Lalu, apa yang dapat diberikan sejarah di era digital ini? Menurut Wineburg, sejarah memberikan mereka kerangka untuk berpikir lebih kritis terhadap sumber dan internet. Keberadaan internet yang masif, dengan menyediakan sumber informasi yang sangat luas, perlu dibarengi dengan pembacaan kritis terhadapnya. Dan sejarah, sebagai ilmu yang menekankan pada pembacaan sumber, menawarkan kerangka untuk melakukan hal tersebut. Wineburg menegaskan bahwa kemampuan yang lemah dalam melakukan kritik terhadap informasi di internet menjadi tanda serius bahwa kemampuan sejarah masyarakat tersebut juga rendah.
Pesan Wineburg sangat sederhana: dalami sejarah dengan betul mulai dari sekolah. Jika sekolah masih terus melakukan cara-cara lama untuk mengajarkan sejarah (hanya menekankan pengumpulan fakta, menekankan buku teks, tidak menggugah siswa untuk membaca dan melakukan pemikiran kritis, serta berfokus pada pengujian pilihan ganda), sekolah hanya akan menghasilkan generasi yang lemah nalar. Mereka akan kesulitan melakukan kritik sumber atas apa yang mereka hadapi, dan bukan tidak mungkin, terjebak di dalamnya. Pada akhirnya, sekolah dan pendidikan hanya menghasilkan generasi baru yang tidak jauh berbeda dengan generasi sebelumnya.
Sebagai sebuah buku sejarah, Why Learn History menjadi buku yang mengubah pemahaman saya terhadap sejarah. Dan, ia membuat saya menyadari, bahwa tanpa sejarah, mungkin saya sudah terjebak dalam arus informasi internet yang begitu masif dan deras ini, terjebak dalam bias berbagai informasi yang beredar. Sejarah pula, dan saya sependapat dengan Wineburg, memberikan saya kerangka berpikir yang lebih kritis dalam melihat segala tulisan dan sumber di hadapan saya saat ini.
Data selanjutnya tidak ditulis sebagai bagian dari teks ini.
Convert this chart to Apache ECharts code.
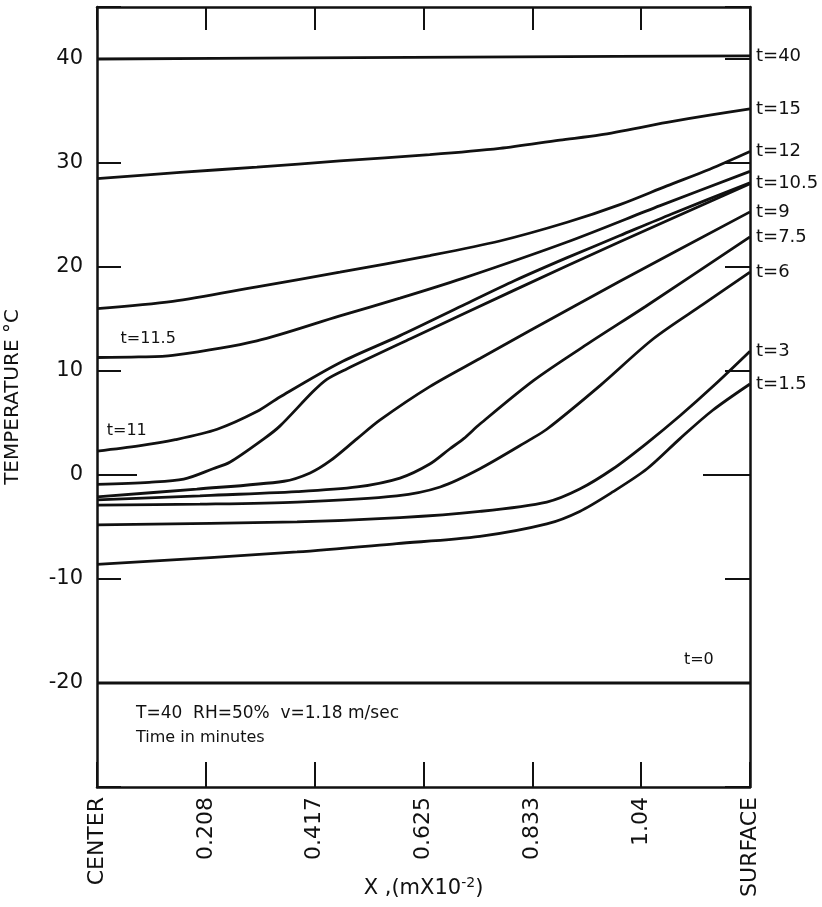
<!DOCTYPE html>
<html>
<head>
<meta charset="utf-8">
<script src="https://cdn.jsdelivr.net/npm/echarts@6/dist/echarts.min.js"></script>
<style>
  html, body { margin: 0; padding: 0; background: #fff; }
  #chart { width: 822px; height: 907px; }
</style>
</head>
<body>
<div id="chart"></div>
<script>
// Position axis: centre (0) to surface, in m x 10^-2
const xTickLabels = ['CENTER', '0.208', '0.417', '0.625', '0.833', '1.04', 'SURFACE'];
const xMax = 1.25;
const yTickLabels = [40, 30, 20, 10, 0, -10, -20];

// Temperature profiles [position, °C], one per time (minutes)
const t40   = [[0, 40.0], [0.4, 40.1], [0.8, 40.2], [1.25, 40.3]];
const t15   = [[0, 28.5], [0.159, 29.1], [0.306, 29.6], [0.465, 30.2], [0.637, 30.8], [0.771, 31.4], [0.886, 32.2], [0.963, 32.7], [1.091, 33.9], [1.173, 34.6], [1.25, 35.2]];
const t12   = [[0, 16.0], [0.145, 16.7], [0.306, 18.1], [0.465, 19.5], [0.637, 21.1], [0.771, 22.5], [0.900, 24.3], [1.001, 26.0], [1.091, 27.8], [1.173, 29.4], [1.25, 31.1]];
const t11_5 = [[0, 11.3], [0.08, 11.35], [0.145, 11.5], [0.306, 12.9], [0.465, 15.3], [0.580, 17.0], [0.700, 18.9], [0.900, 22.4], [1.078, 25.9], [1.25, 29.2]];
const t11   = [[0, 2.3], [0.08, 2.8], [0.15, 3.4], [0.23, 4.4], [0.306, 6.1], [0.35, 7.5], [0.465, 10.8], [0.58, 13.4], [0.70, 16.3], [0.80, 18.7], [0.90, 20.9], [1.00, 23.0], [1.10, 25.1], [1.25, 28.1]];
const t10_5 = [[0, -0.9], [0.10, -0.7], [0.166, -0.4], [0.222, 0.6], [0.255, 1.25], [0.32, 3.5], [0.35, 4.7], [0.413, 8.0], [0.44, 9.2], [0.478, 10.2], [0.60, 13.1], [0.80, 17.8], [1.00, 22.4], [1.25, 28.0]];
const t9    = [[0, -2.1], [0.191, -1.35], [0.358, -0.6], [0.408, 0.2], [0.446, 1.35], [0.498, 3.5], [0.542, 5.3], [0.637, 8.5], [0.733, 11.2], [0.829, 13.9], [1.0, 18.6], [1.25, 25.3]];
const t7_5  = [[0, -2.4], [0.197, -2.0], [0.383, -1.6], [0.498, -1.15], [0.580, -0.3], [0.637, 1.05], [0.675, 2.5], [0.702, 3.5], [0.733, 4.9], [0.836, 9.1], [0.942, 12.7], [1.05, 16.2], [1.25, 22.9]];
const t6    = [[0, -2.9], [0.197, -2.8], [0.383, -2.6], [0.574, -2.0], [0.657, -1.15], [0.733, 0.6], [0.829, 3.4], [0.861, 4.4], [0.963, 8.6], [1.065, 13.1], [1.16, 16.4], [1.25, 19.5]];
const t3    = [[0, -4.8], [0.383, -4.5], [0.58, -4.1], [0.733, -3.5], [0.861, -2.6], [0.924, -1.35], [0.988, 0.6], [1.051, 3.0], [1.116, 5.7], [1.183, 8.7], [1.25, 11.9]];
const t1_5  = [[0, -8.6], [0.383, -7.4], [0.574, -6.6], [0.733, -5.9], [0.861, -4.7], [0.924, -3.5], [0.988, -1.6], [1.053, 0.6], [1.116, 3.5], [1.178, 6.2], [1.25, 8.75]];
const t0    = [[0, -20], [1.25, -20]];

const INK = '#111';
const FONT = 'DejaVu Sans';

// Which curves carry a label at the surface end, and which carry one inside the plot
const curves = [
  { name: 't=40',   data: t40,   end: true },
  { name: 't=15',   data: t15,   end: true },
  { name: 't=12',   data: t12,   end: true },
  { name: 't=11.5', data: t11_5, tagAt: [0.098, 13.1] },
  { name: 't=11',   data: t11,   tagAt: [0.057, 4.2] },
  { name: 't=10.5', data: t10_5, end: true },
  { name: 't=9',    data: t9,    end: true },
  { name: 't=7.5',  data: t7_5,  end: true },
  { name: 't=6',    data: t6,    end: true },
  { name: 't=3',    data: t3,    end: true },
  { name: 't=1.5',  data: t1_5,  end: true },
  { name: 't=0',    data: t0,    tagAt: [1.152, -17.8] }
];

const series = curves.map(c => {
  const s = {
    type: 'line',
    name: c.name,
    data: c.data,
    symbol: 'none',
    smooth: 0.3,
    silent: true,
    lineStyle: { color: INK, width: 2.8 }
  };
  if (c.end) {
    s.endLabel = { show: true, formatter: '{a}', distance: 6, color: INK, fontFamily: FONT, fontSize: 18 };
  }
  if (c.tagAt) {
    s.markPoint = {
      symbol: 'circle', symbolSize: 0, silent: true,
      label: { show: true, position: 'inside', formatter: c.name, color: INK, fontFamily: FONT, fontSize: 16 },
      data: [{ coord: c.tagAt }]
    };
  }
  return s;
});

const xStep = xMax / 6;
const axisLine = { show: true, onZero: false, lineStyle: { color: INK, width: 2.5 } };

const chart = echarts.init(document.getElementById('chart'), null, { renderer: 'canvas' });
chart.setOption({
  animation: false,
  backgroundColor: '#fff',
  textStyle: { fontFamily: FONT, color: INK },
  title: {
    text: 'T=40  RH=50%  v=1.18 m/sec',
    subtext: 'Time in minutes',
    left: 131, top: 700,
    itemGap: 8,
    textStyle: { fontFamily: FONT, fontSize: 17, fontWeight: 'normal', color: INK },
    subtextStyle: { fontFamily: FONT, fontSize: 16, color: INK }
  },
  grid: { left: 97, right: 72, top: 7, bottom: 120, outerBoundsMode: 'none', containLabel: false },
  xAxis: [
    {
      type: 'value', position: 'bottom', min: 0, max: xMax, interval: xStep,
      axisLine,
      axisTick: { show: true, inside: true, length: 25, lineStyle: { color: INK, width: 2 } },
      splitLine: { show: false },
      axisLabel: {
        rotate: 90, margin: 10, color: INK, fontFamily: FONT, fontSize: 22,
        formatter: v => xTickLabels[Math.round(v / xStep)] || ''
      },
      name: 'X ,(mX10{sup|-2})',
      nameLocation: 'middle', nameGap: 89, nameMoveOverlap: false,
      nameTextStyle: {
        fontFamily: FONT, fontSize: 21, color: INK,
        rich: { sup: { fontFamily: FONT, fontSize: 14, color: INK, verticalAlign: 'top', padding: [0, 0, 12, 0] } }
      }
    },
    {
      type: 'value', position: 'top', min: 0, max: xMax, interval: xStep,
      axisLine,
      axisTick: { show: true, inside: true, length: 23, lineStyle: { color: INK, width: 2 } },
      splitLine: { show: false },
      axisLabel: { show: false }
    }
  ],
  yAxis: [
    {
      type: 'value', position: 'left', min: -30, max: 45, interval: 10,
      axisLine,
      axisTick: { show: true, inside: true, length: 24, lineStyle: { color: INK, width: 2 } },
      splitLine: { show: false },
      axisLabel: {
        margin: 14, color: INK, fontFamily: FONT, fontSize: 21,
        formatter: v => yTickLabels.includes(v) ? String(v) : ''
      },
      name: 'TEMPERATURE °C',
      nameLocation: 'middle', nameGap: 74, nameRotate: 90, nameMoveOverlap: false,
      nameTextStyle: { fontFamily: FONT, fontSize: 20, color: INK }
    },
    {
      type: 'value', position: 'right', min: -30, max: 45, interval: 10,
      axisLine,
      axisTick: { show: true, inside: true, length: 25, lineStyle: { color: INK, width: 2 } },
      splitLine: { show: false },
      axisLabel: { show: false }
    },
    {
      // longer tick marking 0 °C on the left side
      type: 'value', position: 'left', min: -30, max: 45,
      axisLine: { show: false, onZero: false },
      axisTick: { show: true, inside: true, length: 40, customValues: [0], lineStyle: { color: INK, width: 2 } },
      splitLine: { show: false },
      axisLabel: { show: false }
    },
    {
      // longer tick marking 0 °C on the right side
      type: 'value', position: 'right', min: -30, max: 45,
      axisLine: { show: false, onZero: false },
      axisTick: { show: true, inside: true, length: 47, customValues: [0], lineStyle: { color: INK, width: 2 } },
      splitLine: { show: false },
      axisLabel: { show: false }
    }
  ],
  series
});
</script>
</body>
</html>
Buku Why Learn History dapat menjadi bacaan awal mengenai kiat-kita untuk mengajar sejarah di sekolah (dan menjadi rekomendasi untuk seluruh guru sejarah di Indonesia), serta menjadi bacaan wajib bagi siapapun yang ingin mengubah paradigma mereka terhadap sejarah. Sebuah buku wajib, yang diharapkan dapat tersedia dalam bahasa Indonesia, agar bisa menjangkau pembaca yang lebih luas dan memiliki kemampuan bahasa Inggris yang “pas-pasan”.